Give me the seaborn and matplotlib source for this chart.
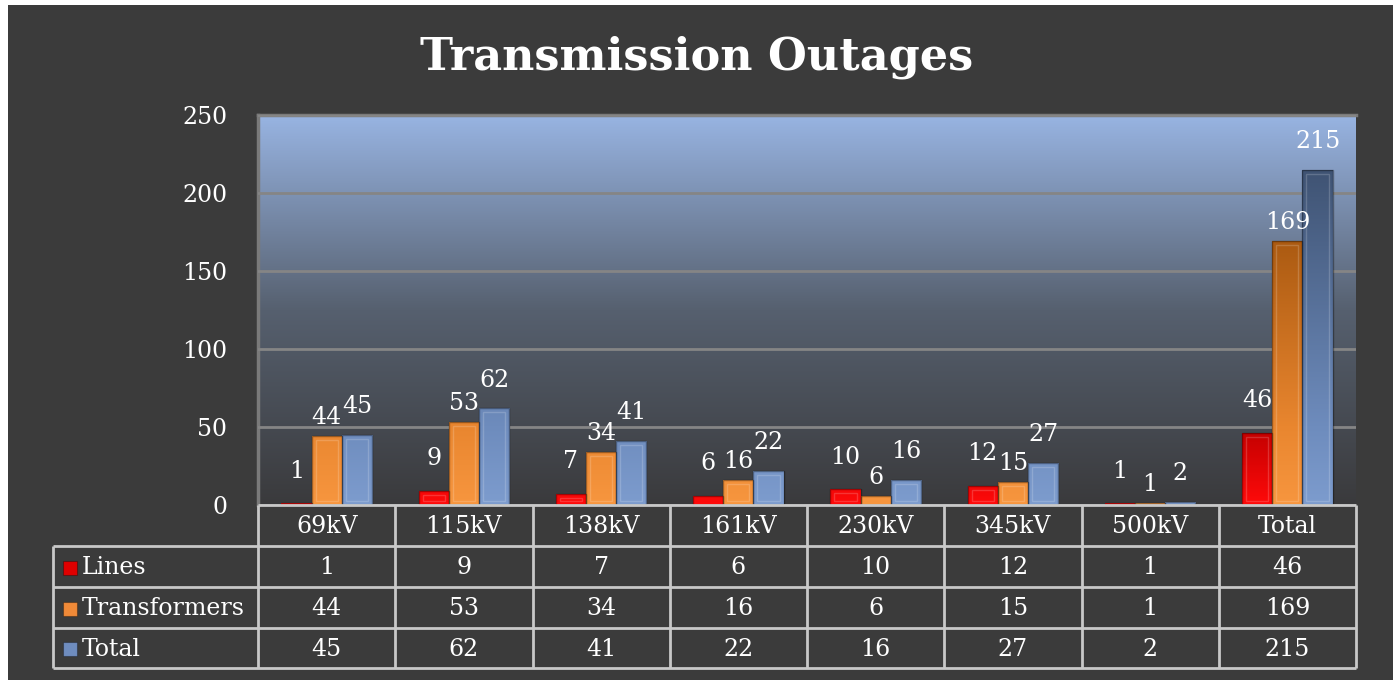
import numpy as np
import pandas as pd
import seaborn as sns
import matplotlib.pyplot as plt
from matplotlib.colors import LinearSegmentedColormap
from matplotlib.patches import Rectangle

# Data
categories = ["69kV", "115kV", "138kV", "161kV", "230kV", "345kV", "500kV", "Total"]
lines = [1, 9, 7, 6, 10, 12, 1, 46]
transformers = [44, 53, 34, 16, 6, 15, 1, 169]
totals = [45, 62, 41, 22, 16, 27, 2, 215]
series = ["Lines", "Transformers", "Total"]
y_ticks = [0, 50, 100, 150, 200, 250]

values = {"Lines": lines, "Transformers": transformers, "Total": totals}
df = pd.DataFrame({
    "category": categories * len(series),
    "series": [s for s in series for _ in categories],
    "value": lines + transformers + totals,
})

# Styling
sns.set_style("dark")
plt.rcParams["font.family"] = ["DejaVu Serif"]

W, H = 1393, 680
BG = "#3b3b3b"
GRID = "#858585"
TABLE = "#c8c8c8"
FS = 17
palette = {"Lines": "#e00000", "Transformers": "#f08a38", "Total": "#6f8dbf"}
bar_cmaps = {
    "Lines": LinearSegmentedColormap.from_list("r", [(0, "#ff0a0a"), (0.2, "#c00000"), (1, "#500000")]),
    "Transformers": LinearSegmentedColormap.from_list("o", [(0, "#f7963f"), (0.2, "#e9862f"), (0.7, "#a85810"), (1, "#7a3f08")]),
    "Total": LinearSegmentedColormap.from_list("b", [(0, "#7d9cce"), (0.2, "#6e8cbd"), (0.86, "#3f5373"), (1, "#36455c")]),
}
bg_cmap = LinearSegmentedColormap.from_list("bg", ["#3a3a3c", "#56606f", "#98b4e2"])

fig = plt.figure(figsize=(W / 100, H / 100), dpi=100, facecolor=BG)
# white margin strips on the left and top
fig.patches.append(Rectangle((0, 0), 8 / W, 1, transform=fig.transFigure,
                             facecolor="white", edgecolor="none"))
fig.patches.append(Rectangle((0, 1 - 5 / H), 1, 5 / H, transform=fig.transFigure,
                             facecolor="white", edgecolor="none"))

# plot area in pixels
x0, x1, y_top, y_bot = 258, 1356, 115, 505
ax = fig.add_axes([x0 / W, 1 - y_bot / H, (x1 - x0) / W, (y_bot - y_top) / H])

grad = np.linspace(0, 1, 256).reshape(-1, 1)
ax.imshow(grad, extent=(-0.5, len(categories) - 0.5, 0, 250), origin="lower",
          aspect="auto", cmap=bg_cmap, zorder=0)

sns.barplot(data=df, x="category", y="value", hue="series", hue_order=series,
            palette=palette, width=0.66, saturation=1, legend=False, ax=ax, zorder=3)

# gradient fill for each bar, clipped to the bar, plus a light bevel outline
px_x = len(categories) / (x1 - x0)
px_y = 250 / (y_bot - y_top)
for name, cont in zip(series, ax.containers):
    for p in cont:
        im = ax.imshow(grad, extent=(p.get_x(), p.get_x() + p.get_width(), 0, 250),
                       origin="lower", aspect="auto", cmap=bar_cmaps[name], zorder=3)
        im.set_clip_path(p)
        p.set_facecolor("none")
        p.set_edgecolor((0, 0, 0, 0.35))
        p.set_linewidth(1)
        p.set_zorder(4)
        if p.get_height() > 10 * px_y:
            ax.add_patch(Rectangle((p.get_x() + 4 * px_x, 4 * px_y),
                                   p.get_width() - 8 * px_x, p.get_height() - 8 * px_y,
                                   facecolor="none", edgecolor=(1, 1, 1, 0.18),
                                   linewidth=1, zorder=4))

pads = {"Lines": 15, "Transformers": 5, "Total": 12}
for name, cont in zip(series, ax.containers):
    ax.bar_label(cont, labels=[str(v) for v in values[name]], padding=pads[name],
                 color="white", fontsize=FS, zorder=5)

ax.set_xlim(-0.5, len(categories) - 0.5)
ax.set_ylim(0, 250)
ax.set_yticks(y_ticks)
ax.yaxis.grid(True, color=GRID, linewidth=2)
ax.xaxis.grid(False)
ax.set_axisbelow(False)
for gl in ax.get_ygridlines():
    gl.set_zorder(1)
ax.tick_params(axis="y", length=0, pad=22, labelcolor="white", labelsize=FS)
ax.tick_params(axis="x", bottom=False, labelbottom=False)
ax.set_xlabel("")
ax.set_ylabel("")
for side in ["right", "bottom"]:
    ax.spines[side].set_visible(False)
for side in ["left", "top"]:
    ax.spines[side].set_color("#7a7a7a")
    ax.spines[side].set_linewidth(2.5)

# Title
fig.text(0.5, 1 - 57 / H, "Transmission Outages", ha="center", va="center",
         color="white", fontsize=32, fontweight="bold")

# Data table drawn in pixel coordinates
tab = fig.add_axes([0, 0, 1, 1])
tab.set_xlim(0, W)
tab.set_ylim(H, 0)
tab.axis("off")

col_edges = np.linspace(x0, x1, len(categories) + 1)
col_mid = (col_edges[:-1] + col_edges[1:]) / 2
row_edges = [505, 546, 587, 628, 668]
label_left = 53

tab.hlines(row_edges[0], x0, x1, color=TABLE, lw=2)
tab.hlines(row_edges[1:], label_left, x1, color=TABLE, lw=2)
tab.vlines(col_edges, row_edges[0], row_edges[-1], color=TABLE, lw=2)
tab.vlines(label_left, row_edges[1], row_edges[-1], color=TABLE, lw=2)

for cx, cat in zip(col_mid, categories):
    tab.text(cx, (row_edges[0] + row_edges[1]) / 2 + 1, cat, ha="center", va="center",
             color="white", fontsize=FS)

for r, name in enumerate(series):
    yc = (row_edges[r + 1] + row_edges[r + 2]) / 2 + 1
    tab.add_patch(Rectangle((63, yc - 7), 14, 14, facecolor=palette[name],
                            edgecolor=(0, 0, 0, 0.3), lw=0.8))
    tab.text(82, yc, name, ha="left", va="center", color="white", fontsize=FS)
    for cx, v in zip(col_mid, values[name]):
        tab.text(cx, yc, str(v), ha="center", va="center", color="white", fontsize=FS)

fig.savefig("out.png", dpi=100, facecolor=fig.get_facecolor())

> [Do this]: Please write out all of the material above without changing a word, and omit any pictures.

> [Exercise result]:
Give me the seaborn and matplotlib source for this chart.
import numpy as np
import pandas as pd
import seaborn as sns
import matplotlib.pyplot as plt
from matplotlib.colors import LinearSegmentedColormap
from matplotlib.patches import Rectangle

# Data
categories = ["69kV", "115kV", "138kV", "161kV", "230kV", "345kV", "500kV", "Total"]
lines = [1, 9, 7, 6, 10, 12, 1, 46]
transformers = [44, 53, 34, 16, 6, 15, 1, 169]
totals = [45, 62, 41, 22, 16, 27, 2, 215]
series = ["Lines", "Transformers", "Total"]
y_ticks = [0, 50, 100, 150, 200, 250]

values = {"Lines": lines, "Transformers": transformers, "Total": totals}
df = pd.DataFrame({
    "category": categories * len(series),
    "series": [s for s in series for _ in categories],
    "value": lines + transformers + totals,
})

# Styling
sns.set_style("dark")
plt.rcParams["font.family"] = ["DejaVu Serif"]

W, H = 1393, 680
BG = "#3b3b3b"
GRID = "#858585"
TABLE = "#c8c8c8"
FS = 17
palette = {"Lines": "#e00000", "Transformers": "#f08a38", "Total": "#6f8dbf"}
bar_cmaps = {
    "Lines": LinearSegmentedColormap.from_list("r", [(0, "#ff0a0a"), (0.2, "#c00000"), (1, "#500000")]),
    "Transformers": LinearSegmentedColormap.from_list("o", [(0, "#f7963f"), (0.2, "#e9862f"), (0.7, "#a85810"), (1, "#7a3f08")]),
    "Total": LinearSegmentedColormap.from_list("b", [(0, "#7d9cce"), (0.2, "#6e8cbd"), (0.86, "#3f5373"), (1, "#36455c")]),
}
bg_cmap = LinearSegmentedColormap.from_list("bg", ["#3a3a3c", "#56606f", "#98b4e2"])

fig = plt.figure(figsize=(W / 100, H / 100), dpi=100, facecolor=BG)
# white margin strips on the left and top
fig.patches.append(Rectangle((0, 0), 8 / W, 1, transform=fig.transFigure,
                             facecolor="white", edgecolor="none"))
fig.patches.append(Rectangle((0, 1 - 5 / H), 1, 5 / H, transform=fig.transFigure,
                             facecolor="white", edgecolor="none"))

# plot area in pixels
x0, x1, y_top, y_bot = 258, 1356, 115, 505
ax = fig.add_axes([x0 / W, 1 - y_bot / H, (x1 - x0) / W, (y_bot - y_top) / H])

grad = np.linspace(0, 1, 256).reshape(-1, 1)
ax.imshow(grad, extent=(-0.5, len(categories) - 0.5, 0, 250), origin="lower",
          aspect="auto", cmap=bg_cmap, zorder=0)

sns.barplot(data=df, x="category", y="value", hue="series", hue_order=series,
            palette=palette, width=0.66, saturation=1, legend=False, ax=ax, zorder=3)

# gradient fill for each bar, clipped to the bar, plus a light bevel outline
px_x = len(categories) / (x1 - x0)
px_y = 250 / (y_bot - y_top)
for name, cont in zip(series, ax.containers):
    for p in cont:
        im = ax.imshow(grad, extent=(p.get_x(), p.get_x() + p.get_width(), 0, 250),
                       origin="lower", aspect="auto", cmap=bar_cmaps[name], zorder=3)
        im.set_clip_path(p)
        p.set_facecolor("none")
        p.set_edgecolor((0, 0, 0, 0.35))
        p.set_linewidth(1)
        p.set_zorder(4)
        if p.get_height() > 10 * px_y:
            ax.add_patch(Rectangle((p.get_x() + 4 * px_x, 4 * px_y),
                                   p.get_width() - 8 * px_x, p.get_height() - 8 * px_y,
                                   facecolor="none", edgecolor=(1, 1, 1, 0.18),
                                   linewidth=1, zorder=4))

pads = {"Lines": 15, "Transformers": 5, "Total": 12}
for name, cont in zip(series, ax.containers):
    ax.bar_label(cont, labels=[str(v) for v in values[name]], padding=pads[name],
                 color="white", fontsize=FS, zorder=5)

ax.set_xlim(-0.5, len(categories) - 0.5)
ax.set_ylim(0, 250)
ax.set_yticks(y_ticks)
ax.yaxis.grid(True, color=GRID, linewidth=2)
ax.xaxis.grid(False)
ax.set_axisbelow(False)
for gl in ax.get_ygridlines():
    gl.set_zorder(1)
ax.tick_params(axis="y", length=0, pad=22, labelcolor="white", labelsize=FS)
ax.tick_params(axis="x", bottom=False, labelbottom=False)
ax.set_xlabel("")
ax.set_ylabel("")
for side in ["right", "bottom"]:
    ax.spines[side].set_visible(False)
for side in ["left", "top"]:
    ax.spines[side].set_color("#7a7a7a")
    ax.spines[side].set_linewidth(2.5)

# Title
fig.text(0.5, 1 - 57 / H, "Transmission Outages", ha="center", va="center",
         color="white", fontsize=32, fontweight="bold")

# Data table drawn in pixel coordinates
tab = fig.add_axes([0, 0, 1, 1])
tab.set_xlim(0, W)
tab.set_ylim(H, 0)
tab.axis("off")

col_edges = np.linspace(x0, x1, len(categories) + 1)
col_mid = (col_edges[:-1] + col_edges[1:]) / 2
row_edges = [505, 546, 587, 628, 668]
label_left = 53

tab.hlines(row_edges[0], x0, x1, color=TABLE, lw=2)
tab.hlines(row_edges[1:], label_left, x1, color=TABLE, lw=2)
tab.vlines(col_edges, row_edges[0], row_edges[-1], color=TABLE, lw=2)
tab.vlines(label_left, row_edges[1], row_edges[-1], color=TABLE, lw=2)

for cx, cat in zip(col_mid, categories):
    tab.text(cx, (row_edges[0] + row_edges[1]) / 2 + 1, cat, ha="center", va="center",
             color="white", fontsize=FS)

for r, name in enumerate(series):
    yc = (row_edges[r + 1] + row_edges[r + 2]) / 2 + 1
    tab.add_patch(Rectangle((63, yc - 7), 14, 14, facecolor=palette[name],
                            edgecolor=(0, 0, 0, 0.3), lw=0.8))
    tab.text(82, yc, name, ha="left", va="center", color="white", fontsize=FS)
    for cx, v in zip(col_mid, values[name]):
        tab.text(cx, yc, str(v), ha="center", va="center", color="white", fontsize=FS)

fig.savefig("out.png", dpi=100, facecolor=fig.get_facecolor())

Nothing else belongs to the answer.